There's a new youth concussion bill before the Georgia House. House Bill 284 is aimed at concussion education and protecting young athletes after they suffer a concussion.
The bill is called the "Return to Play Act of 2013." It would require public and private schools to establish a concussion policy and recreation leagues to provide information on concussions.
The Georgia Concussion Coalition comprised of doctors, lawyers, lawmakers, athletic trainers and parents has pushed for two years to get a youth concussion bill passed.
"We love our football in Georgia. We love sports in Georgia and we just need a mechanism by which we can allow kids to continue to play but protect them as well," GCC co-chair and Emory Sports Medicine Center Dr. Ken Mautner said.
Mautner believes the state needs a concussion law.
"Over the last several years we've learned a lot more about concussions than we've ever known before. A lot of the research shows with cumulative concussion we're starting to run into problems and brain injuries and chronic brain problems down the line," Mautner said.

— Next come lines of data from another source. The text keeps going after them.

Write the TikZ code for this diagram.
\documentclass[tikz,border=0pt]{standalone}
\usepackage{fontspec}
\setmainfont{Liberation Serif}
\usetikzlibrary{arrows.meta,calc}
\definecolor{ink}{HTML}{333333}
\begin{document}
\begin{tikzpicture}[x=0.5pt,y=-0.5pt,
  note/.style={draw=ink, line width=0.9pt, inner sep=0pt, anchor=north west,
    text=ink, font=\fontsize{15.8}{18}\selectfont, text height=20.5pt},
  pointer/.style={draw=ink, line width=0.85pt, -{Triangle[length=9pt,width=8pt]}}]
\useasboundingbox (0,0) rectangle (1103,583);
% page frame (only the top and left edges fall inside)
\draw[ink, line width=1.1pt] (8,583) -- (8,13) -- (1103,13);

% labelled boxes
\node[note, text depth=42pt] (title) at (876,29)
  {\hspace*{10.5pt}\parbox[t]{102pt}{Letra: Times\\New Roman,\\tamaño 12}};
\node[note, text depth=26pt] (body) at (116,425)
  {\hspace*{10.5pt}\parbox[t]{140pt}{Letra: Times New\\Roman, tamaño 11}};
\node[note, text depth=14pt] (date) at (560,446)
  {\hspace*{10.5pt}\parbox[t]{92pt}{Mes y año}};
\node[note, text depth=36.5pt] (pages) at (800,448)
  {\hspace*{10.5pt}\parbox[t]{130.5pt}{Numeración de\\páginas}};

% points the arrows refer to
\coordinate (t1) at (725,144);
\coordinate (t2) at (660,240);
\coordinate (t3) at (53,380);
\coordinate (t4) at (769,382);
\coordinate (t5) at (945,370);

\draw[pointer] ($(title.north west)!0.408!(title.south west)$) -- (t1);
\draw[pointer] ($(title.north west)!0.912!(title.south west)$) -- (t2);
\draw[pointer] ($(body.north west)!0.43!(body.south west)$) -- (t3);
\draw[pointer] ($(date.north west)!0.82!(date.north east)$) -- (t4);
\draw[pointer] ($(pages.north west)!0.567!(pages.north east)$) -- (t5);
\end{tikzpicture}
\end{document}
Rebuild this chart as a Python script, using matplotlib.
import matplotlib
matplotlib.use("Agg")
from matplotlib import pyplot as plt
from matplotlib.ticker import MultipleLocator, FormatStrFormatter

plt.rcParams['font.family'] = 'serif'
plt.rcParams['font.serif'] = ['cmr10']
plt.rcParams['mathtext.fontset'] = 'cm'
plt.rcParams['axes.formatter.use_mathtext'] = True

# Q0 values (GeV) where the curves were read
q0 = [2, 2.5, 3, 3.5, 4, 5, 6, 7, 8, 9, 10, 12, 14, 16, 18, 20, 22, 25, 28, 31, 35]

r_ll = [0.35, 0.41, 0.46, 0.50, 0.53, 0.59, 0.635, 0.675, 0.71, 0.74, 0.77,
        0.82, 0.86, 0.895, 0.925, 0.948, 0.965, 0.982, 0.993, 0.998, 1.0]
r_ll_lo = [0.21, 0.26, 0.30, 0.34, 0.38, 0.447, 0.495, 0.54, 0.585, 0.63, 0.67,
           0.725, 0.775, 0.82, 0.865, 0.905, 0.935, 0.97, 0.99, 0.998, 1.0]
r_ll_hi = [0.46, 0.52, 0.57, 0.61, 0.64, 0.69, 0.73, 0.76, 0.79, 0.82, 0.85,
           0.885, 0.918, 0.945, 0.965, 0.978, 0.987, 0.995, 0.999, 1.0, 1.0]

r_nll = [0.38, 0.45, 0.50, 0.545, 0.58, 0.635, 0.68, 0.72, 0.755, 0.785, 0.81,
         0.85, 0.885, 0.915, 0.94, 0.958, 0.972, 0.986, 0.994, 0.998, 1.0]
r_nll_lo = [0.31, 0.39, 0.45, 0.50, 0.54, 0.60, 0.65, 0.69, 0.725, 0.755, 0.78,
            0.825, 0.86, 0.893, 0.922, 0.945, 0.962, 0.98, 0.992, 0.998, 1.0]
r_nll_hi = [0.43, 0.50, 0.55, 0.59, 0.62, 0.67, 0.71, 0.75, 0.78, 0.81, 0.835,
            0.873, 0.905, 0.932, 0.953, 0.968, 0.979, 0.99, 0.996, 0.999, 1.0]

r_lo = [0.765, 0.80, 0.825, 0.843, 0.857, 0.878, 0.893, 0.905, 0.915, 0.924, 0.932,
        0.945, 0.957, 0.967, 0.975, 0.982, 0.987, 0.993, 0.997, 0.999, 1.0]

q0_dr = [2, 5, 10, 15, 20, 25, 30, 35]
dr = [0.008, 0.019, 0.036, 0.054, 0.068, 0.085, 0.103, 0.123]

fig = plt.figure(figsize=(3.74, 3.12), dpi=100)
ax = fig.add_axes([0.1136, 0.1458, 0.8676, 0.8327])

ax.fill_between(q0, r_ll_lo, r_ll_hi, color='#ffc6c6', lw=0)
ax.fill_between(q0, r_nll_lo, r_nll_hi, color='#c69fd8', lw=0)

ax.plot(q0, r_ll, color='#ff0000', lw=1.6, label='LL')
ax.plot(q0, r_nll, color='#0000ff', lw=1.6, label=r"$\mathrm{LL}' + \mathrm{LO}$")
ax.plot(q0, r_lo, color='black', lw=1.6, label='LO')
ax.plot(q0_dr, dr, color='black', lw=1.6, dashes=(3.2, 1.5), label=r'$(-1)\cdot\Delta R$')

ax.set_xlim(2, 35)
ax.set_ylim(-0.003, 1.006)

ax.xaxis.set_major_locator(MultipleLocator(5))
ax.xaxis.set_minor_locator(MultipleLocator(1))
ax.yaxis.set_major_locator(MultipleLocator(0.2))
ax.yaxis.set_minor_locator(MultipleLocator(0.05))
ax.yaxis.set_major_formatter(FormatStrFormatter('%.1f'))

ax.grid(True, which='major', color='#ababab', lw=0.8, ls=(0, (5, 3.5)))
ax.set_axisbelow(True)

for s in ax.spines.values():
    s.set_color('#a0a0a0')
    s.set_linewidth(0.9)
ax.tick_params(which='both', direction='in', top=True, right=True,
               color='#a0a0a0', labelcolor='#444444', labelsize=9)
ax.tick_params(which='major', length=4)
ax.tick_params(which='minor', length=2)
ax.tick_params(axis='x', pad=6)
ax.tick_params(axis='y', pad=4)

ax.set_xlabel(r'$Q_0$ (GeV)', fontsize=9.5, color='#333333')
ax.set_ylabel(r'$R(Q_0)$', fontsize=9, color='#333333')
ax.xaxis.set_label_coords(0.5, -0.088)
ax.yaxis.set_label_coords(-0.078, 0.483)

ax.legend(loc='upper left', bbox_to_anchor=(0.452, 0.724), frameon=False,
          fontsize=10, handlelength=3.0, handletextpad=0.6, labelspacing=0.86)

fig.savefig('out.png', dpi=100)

The Return to Play Act of 2013 before the Georgia Legislature covers all sports and has three main parts. It would educate players, parents and coaches on concussions. If a player is suspected of having a concussion, they must be taken out of a game. And before an athlete can return to play, a healthcare provider must clear them.
"There's a lot of misinformation and unawareness about concussion and I think passing a law like this will bring it into the spotlight, will allow better education, and will ultimately allow protection of our athletes," Mautner said.
Georgia is one of only six states without a youth concussion law. A similar bill failed in the past. Mautner believes this is Georgia's year.
"For whatever reason, the last two years politics has gotten in the way, and it just hasn't made it to the top of the agenda. I think we have the right people in place this year, the right support from the major sports organizations in town and across the country to get this passed," Mautner said.
The bill had a first and second reading in the House. It will need to be passed there before it moves for a vote in the Senate.